When Apple discontinued Aperture in favor of Photos for OS X--sacrificing most of the features that appealed to Aperture users--the presumed replacement was Adobe's Lightroom CC. But not all photographers are drawn to Lightroom.
Phase One's Capture One Pro offers many of the features that Aperture users expect. It's an organizer that stores, tracks, and remembers information about all of your photos; and it's also a sophisticated image editor that allows you to make adjustments such as cropping, exposure, and color changes.
The question is, how well does it perform in these areas? The core features are there for photographers looking to replace Aperture or expand beyond Photos for OS X, yet I was also often stymied by missing features or unnecessary speed bumps. Let's step through a typical workflow and see where it excels and where it needs more work.
Importing and organizing
Capture One Pro gets its name from one of its original features, the ability to immediately import photos as they're shot using a tethered camera. The software now supports tethering with dozens of cameras from Nikon, Canon, MamiyaLeaf (owned by Phase One), and Phase One's own models.
As a result, Capture One Pro offers two ways to store photos: discrete sessions, such as collecting photos from a particular event or job; and catalogs, which house your photo library the way Lightroom and Aperture do. You can have multiple sessions and catalogs open simultaneously, but you can search only one catalog or session at a time.
Importing photos from a memory card or camera works as you'd expect, although Capture One Pro's interface, with its black background and small white text, is tough on the eyes and makes it difficult to discern the boundaries of the Import window when it opens.

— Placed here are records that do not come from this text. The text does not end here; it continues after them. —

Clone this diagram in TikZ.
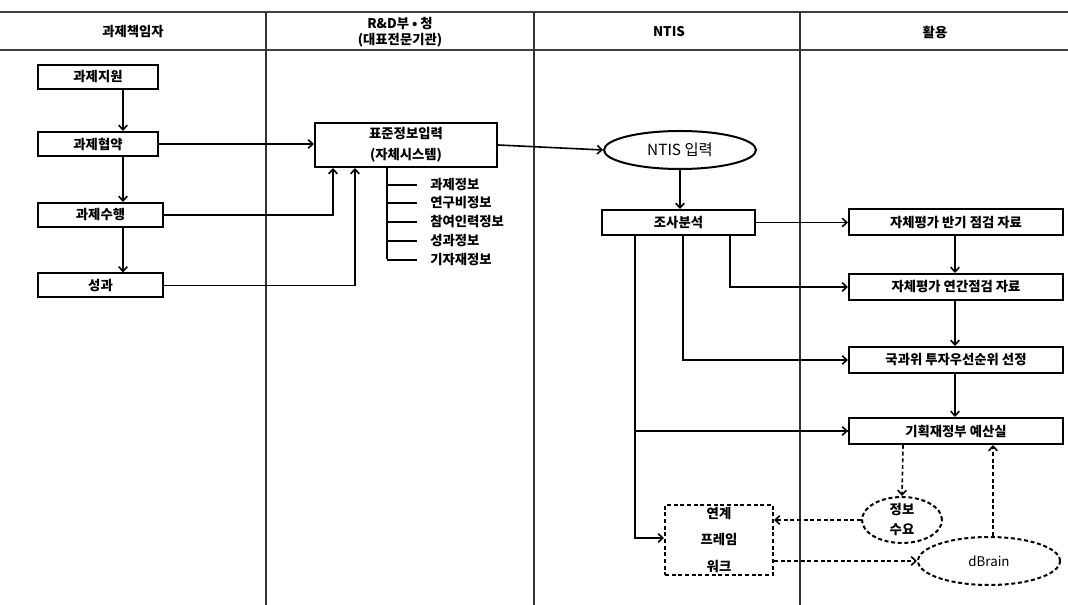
\documentclass[tikz,border=0pt]{standalone}
\usepackage{fontspec}
\setmainfont{Noto Sans CJK KR}
\usetikzlibrary{shapes.geometric,arrows.meta}
\tikzset{
  px/.style={x=0.75pt,y=-0.75pt},
  grid/.style={line width=0.8pt,draw=black!80},
  hline/.style={line width=1.5pt,draw=black!75},
  box/.style={draw,line width=1.5pt,inner sep=0pt,font=\bfseries\fontsize{10}{11}\selectfont,align=center},
  dbox/.style={box,dash pattern=on 3pt off 2pt},
  oval/.style={draw,ellipse,line width=1.5pt,inner sep=0pt,align=center},
  doval/.style={oval,dash pattern=on 3pt off 2pt,font=\bfseries\fontsize{10}{15}\selectfont},
  arr/.style={line width=1.2pt,-{Straight Barb[length=3.5pt,width=6.5pt]}},
  darr/.style={arr,dash pattern=on 3pt off 2pt},
  conn/.style={line width=1.2pt},
  head/.style={font=\bfseries\fontsize{10}{12}\selectfont,align=center},
  item/.style={anchor=west,inner sep=0pt,font=\bfseries\fontsize{10}{11}\selectfont},
}
\begin{document}
\begin{tikzpicture}[px]
\useasboundingbox (0,0) rectangle (1068,605);
% frame
\draw[hline] (0,12) -- (1068,12);
\draw[hline] (0,50) -- (1068,50);
\foreach \x in {266,534,800} \draw[grid] (\x,12) -- (\x,605);
% headers
\node[head] (h1) at (133,32) {과제책임자};
\node[head] (h2) at (400,32) {R\&D부 • 청\\(대표전문기관)};
\node[head] (h3) at (669,32) {NTIS};
\node[head] (h4) at (935,32) {활용};
% column 1
\node[box,minimum width=90pt,minimum height=18pt] (a1) at (98,77) {과제지원};
\node[box,minimum width=90pt,minimum height=18pt] (a2) at (98,144) {과제협약};
\node[box,minimum width=93.75pt,minimum height=18pt] (a3) at (100.5,215) {과제수행};
\node[box,minimum width=93.75pt,minimum height=18pt] (a4) at (100.5,285.5) {성과};
\coordinate (c1) at (123,0);
\draw[arr] (a1.south -| c1) -- (a2.north -| c1);
\draw[arr] (a2.south -| c1) -- (a3.north -| c1);
\draw[arr] (a3.south -| c1) -- (a4.north -| c1);
% column 2
\node[box,minimum width=136.5pt,minimum height=33pt,font=\bfseries\fontsize{10}{16}\selectfont] (b) at (406,145) {표준정보입력\\(자체시스템)};
\draw[arr] (a2.east) -- (a2.east -| b.west);
\coordinate (c2) at (333,0);
\coordinate (c3) at (355,0);
\draw[arr] (a3.east) -| (b.south -| c2);
\draw[arr] (a4.east) -| (b.south -| c3);
\coordinate (s0) at (387,167);
\coordinate (s5) at (387,259);
\draw[conn] (s0) -- (s5);
\foreach \y/\t [count=\i] in {185/과제정보,203/연구비정보,222/참여인력정보,241/성과정보,260/기자재정보}{
  \draw[conn] (387,\y) -- (417,\y);
  \node[item] (it\i) at (430,\y) {\t};
}
% NTIS column
\node[oval,minimum width=114pt,minimum height=28.5pt,font=\fontsize{11.5}{13}\selectfont] (n) at (680,150) {NTIS 입력};
\draw[arr] (b.east) -- (n.west);
\node[box,minimum width=114.75pt,minimum height=18.75pt] (s) at (678.5,222.5) {조사분석};
\draw[arr] (n.south) -- (s.north -| n.south);
% column 4
\node[box,minimum width=160.5pt,minimum height=19.5pt] (r1) at (956,222.5) {자체평가 반기 점검 자료};
\node[box,minimum width=160.5pt,minimum height=19.5pt] (r2) at (956,287) {자체평가 연간점검 자료};
\node[box,minimum width=160.5pt,minimum height=19.5pt] (r3) at (956,360) {국과위 투자우선순위 선정};
\node[box,minimum width=160.5pt,minimum height=19.5pt] (r4) at (956,431) {기획재정부 예산실};
\coordinate (c4) at (955,0);
\draw[arr] (r1.south -| c4) -- (r2.north -| c4);
\draw[arr] (r2.south -| c4) -- (r3.north -| c4);
\draw[arr] (r3.south -| c4) -- (r4.north -| c4);
\draw[arr] (s.east) -- (r1.west);
\coordinate (c5) at (730,0);
\coordinate (c6) at (683,0);
\coordinate (c7) at (635,0);
\draw[arr] (s.south -| c5) |- (r2.west);
\draw[arr] (s.south -| c6) |- (r3.west);
\draw[conn] (s.south -| c7) |- (r4.west);
\draw[arr] (c7 |- r4.west) -- (r4.west);
% bottom dashed part
\node[doval,minimum width=60pt,minimum height=31.5pt] (q) at (902,520) {정보\\수요};
\node[dbox,minimum width=81pt,minimum height=52.5pt,font=\bfseries\fontsize{10}{20}\selectfont] (f) at (719,540) {연계\\프레임\\워크};
\node[doval,minimum width=106.5pt,minimum height=36pt,font=\fontsize{10}{11}\selectfont] (d) at (989,561) {dBrain};
\coordinate (c8) at (903,0);
\coordinate (c9) at (993,0);
\coordinate (e1) at (665,538);
\draw[arr] (c7 |- r4.west) |- (f.west |- e1);
\draw[darr] (r4.south -| c8) -- (q.north);
\draw[darr] (q.west) -- (q.west -| f.east);
\draw[darr] (f.east |- d.west) -- (d.west);
\draw[darr] (d.north -| c9) -- (r4.south -| c9);
\end{tikzpicture}
\end{document}
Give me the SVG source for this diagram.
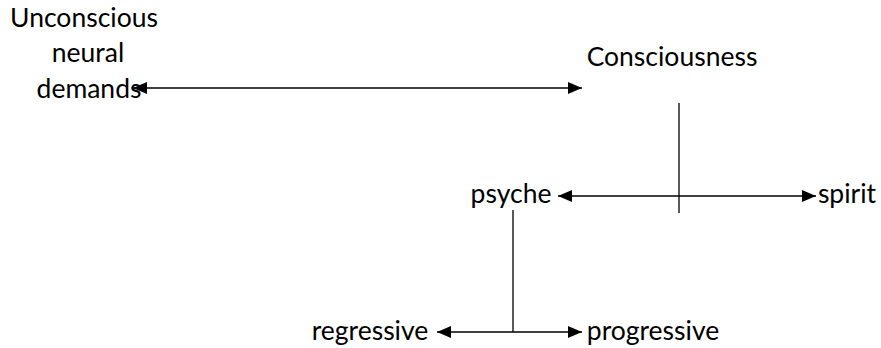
<svg xmlns="http://www.w3.org/2000/svg" width="881" height="348" viewBox="0 0 881 348">
<defs>
<style>
text{font-family:Lato,"Liberation Sans",sans-serif;font-size:26.5px;fill:#000}
.c{stroke:#000;stroke-width:1.3;fill:none}
</style>
<marker id="ah" viewBox="0 0 14 12" refX="14" refY="6" markerWidth="14" markerHeight="12" markerUnits="userSpaceOnUse" orient="auto-start-reverse"><path d="M0,0L14,6L0,12z" fill="#000"/></marker>
</defs>
<rect width="881" height="348" fill="#fff"/>
<g id="unconscious"><text x="84" y="27" text-anchor="middle">Unconscious</text><text x="88" y="62" text-anchor="middle">neural</text><text x="89" y="98" text-anchor="middle">demands</text></g>
<g id="consciousness"><text x="672" y="66" text-anchor="middle">Consciousness</text></g>
<g id="psyche"><text x="511" y="203" text-anchor="middle">psyche</text></g>
<g id="spirit"><text x="847" y="203" text-anchor="middle">spirit</text></g>
<g id="regressive"><text x="370" y="340" text-anchor="middle">regressive</text></g>
<g id="progressive"><text x="653" y="340" text-anchor="middle">progressive</text></g>
<g id="connectors">
<line class="c" x1="133" y1="88" x2="582" y2="88" marker-start="url(#ah)" marker-end="url(#ah)"/>
<line class="c" x1="679" y1="103" x2="679" y2="213"/>
<line class="c" x1="558" y1="196" x2="816" y2="196" marker-start="url(#ah)" marker-end="url(#ah)"/>
<line class="c" x1="513" y1="210" x2="513" y2="332"/>
<line class="c" x1="437" y1="332" x2="582" y2="332" marker-start="url(#ah)" marker-end="url(#ah)"/>
</g>
</svg>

What I found puzzling, though, is that even though Capture One Pro supports more than 300 cameras (and the large array of proprietary raw image formats), it doesn't recognize a connected iPhone or other iOS device as a photo source. Phase One's audience no doubt reaches for DSLRs before iPhones, but professionals and amateurs alike shoot with their iPhones. In testing with two iPhones and two iPads on three different Macs, Capture One Pro didn't see the iOS devices as cameras. Getting those photos into your library therefore involves importing them to another application (like Image Capture) and then importing them from the hard disk into Capture One Pro.
Once the catalog or session is populated, you can rate photos from one to five stars (by simply tapping the corresponding number key), assign color tags, apply keywords, and group images into albums or smart albums. For the most part, reviewing and applying metadata is smooth--for example, it's easy to set up presets that contain frequently-used keywords and add them to photos.